The most active members of the national campaign for corporate "social responsibility" have been the Project for Corporate Responsibility (PCR) and various coalitions of concerned Protestant denominations. And two years ago, in an effort to assist church groups with research on their respective investments, the National Council of Churches established the Corporate Invormation Center (CIC).
The church groups are responsible for this year's resolutions on southern Africa. Firsthand reports from southern African church leaders and from representatives of black African communities provide a major source of information for the churches' proxy statements.
But it appears that Harvard joined this movement for corporate responsibility with less than wholehearted enthusiasm. Under the guidance of George F. Bennett '33, formerly treasurer and, this year, the University's acting treasurer, it took the Corporation until 1972 to vote a proxy against a management position. Last April, the Corporation endorsed disclosure resolutions filed with Ford and General Motors.
The vote was still not intended "to reflect a judgment on actual performance by a company," the Corporation stated. Harvard only said it would support disclosure requests of "reasonable" scope unless already public information "is reasonably complete when compared to the disclosure requested in the resolution."
Institutional investors have been generally slow to take up the activist groups' lead. Only after three years of debating whether institutions should take a stand at all, can advocates now focus on procedures within institutions and on the issues surrounding each resolution, says Susan Gross, director of PCR research and education.
Three years ago the Corporation failed to support the first major proxy fight of the emerging shareholders' movement. The Fellows refused to endorse the recommendation of PCR's Campaign G.M. (--even though a resolution supporting the campaign had been passed overwhelmingly by the Faculty.)
In January 1971, the Austin Committee reported to former President Pusey on "University Relations with Corporate Enterprise."
Since the University's central function is the "pursuit of truth," the committee reasoned, Harvard could "best serve society" by "maintaining a neutral stance as a university on all political and social questions." Only when no room for argument exists among people who accept our basic socio-economic-political system," should the University risk a political stance.
But Harvard's reluctance to enter any anti-management fray may have stemmed from more than the quest for "academic" neutrality. The Austin Committee also reported on potential conflicts of interest which the treasurer could face.
Their observations were "not remotely intended to reflect on the integrity, the professional skill and the dedication of the present Treasurer," the report said. But Bennett's affiliation with Harvard's investment management firm and his position as director on corporations in which Harvard owns stock led the committee to "recommend" a thorough examination of these issues."
Harvard finally modeled its own ACSR on similar committees founded as early as 1971 at several other colleges.
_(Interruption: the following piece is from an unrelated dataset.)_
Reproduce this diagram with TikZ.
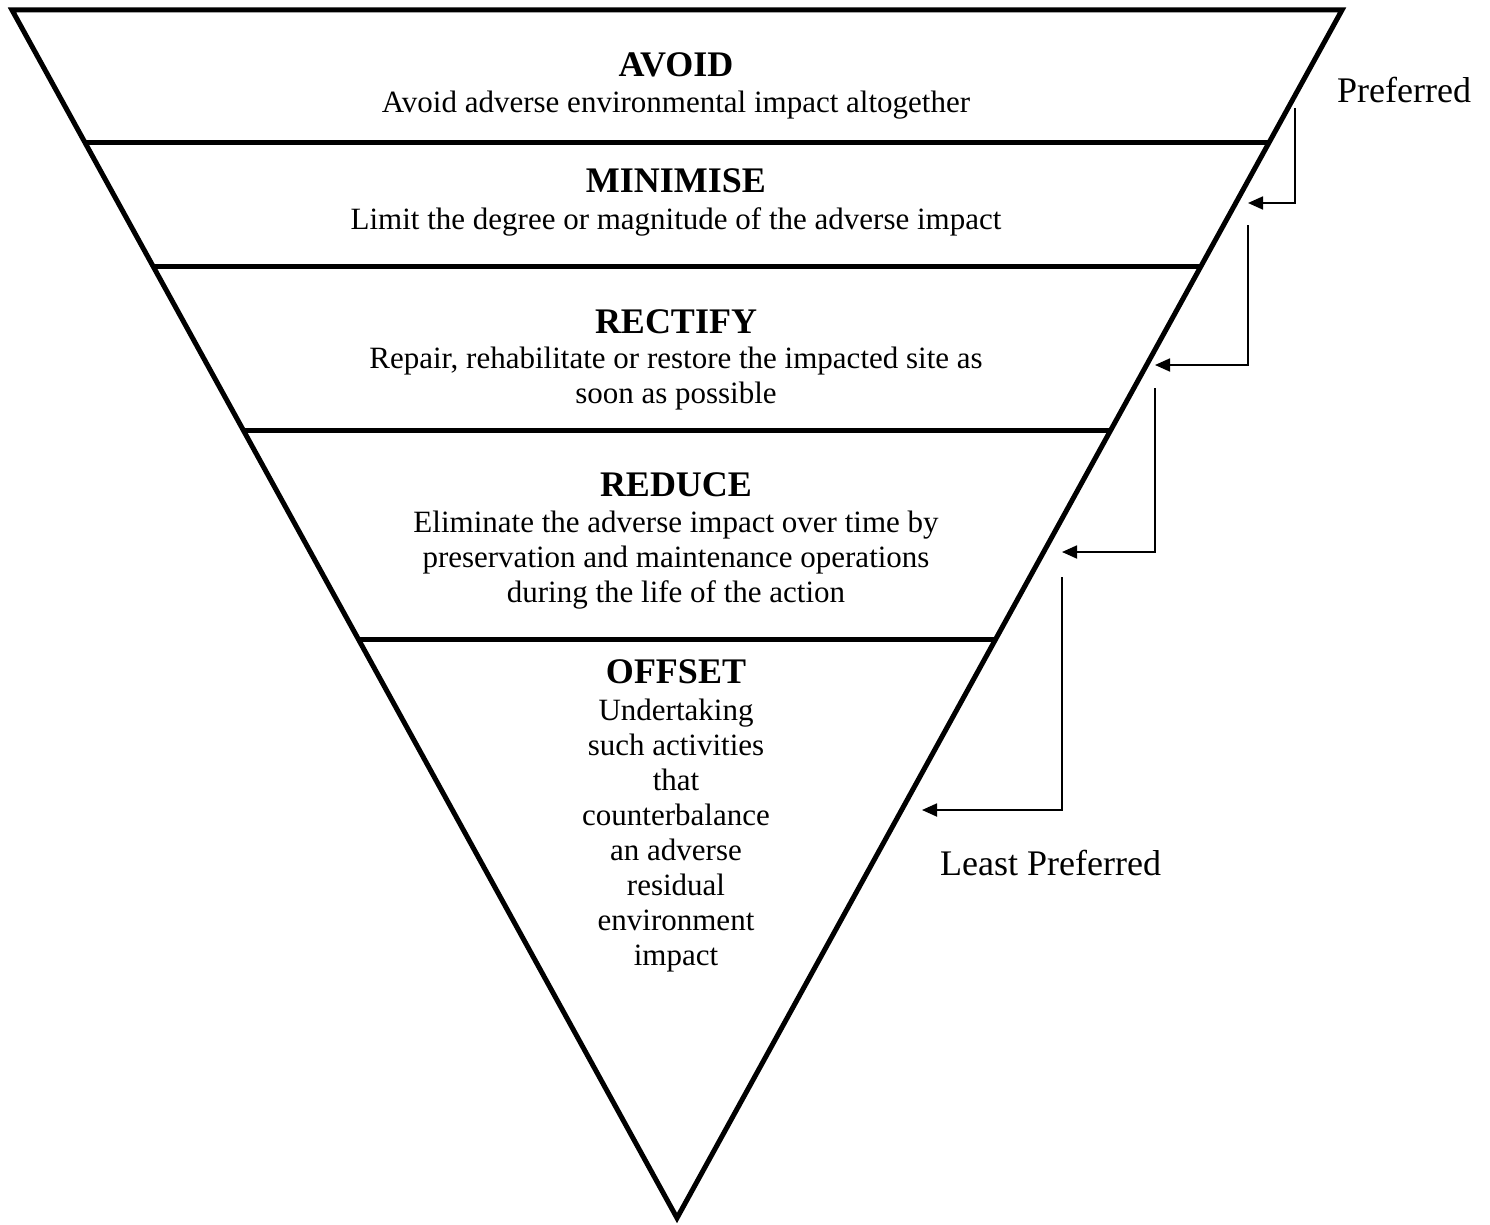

Since other institutions found the committees "useful and productive," Harvard created the ACSR to obtain the community's views on shareholder issues, says Stephen B. Farber '63, special assistant to President Bok. Farber is Bok's liason to the ACSR and the Corporation Committee on Shareholder Responsibility.
The creation of the ACSR reflected the Administration's belief that more pressure can be exerted by "responsible" shareholders than by institutions selling all their stock at once in a particular company.
Holding on to stock may also increase shareholders' general influence with the business community. "If you work inside institutions, you can never work fast enough. But if you work outside, you're accused of not being 'accountable,'" says Ruth Jarmul, a CIC associate.
But Harvard still faces the problem of not having any commonly accepted definition of "corporate social responsibility" to work with. The Austin Report argued against "joining forces with other large, tax-exempt organizations in policing the conduct of business corporations." Yet, it noted that "it is a truism in the financial world that [except for rare cases] abstention in a proxy contest is a vote for management.
It also appeared impossible to translate the quest for neutrality into practical terms. Moral neutrality is an impossible stance, the report suggested: "If the University would not consider buying stock in gambling houses, even where legal and however attractive financially--as presumably it would not--it cannot close its eyes to...moral factors."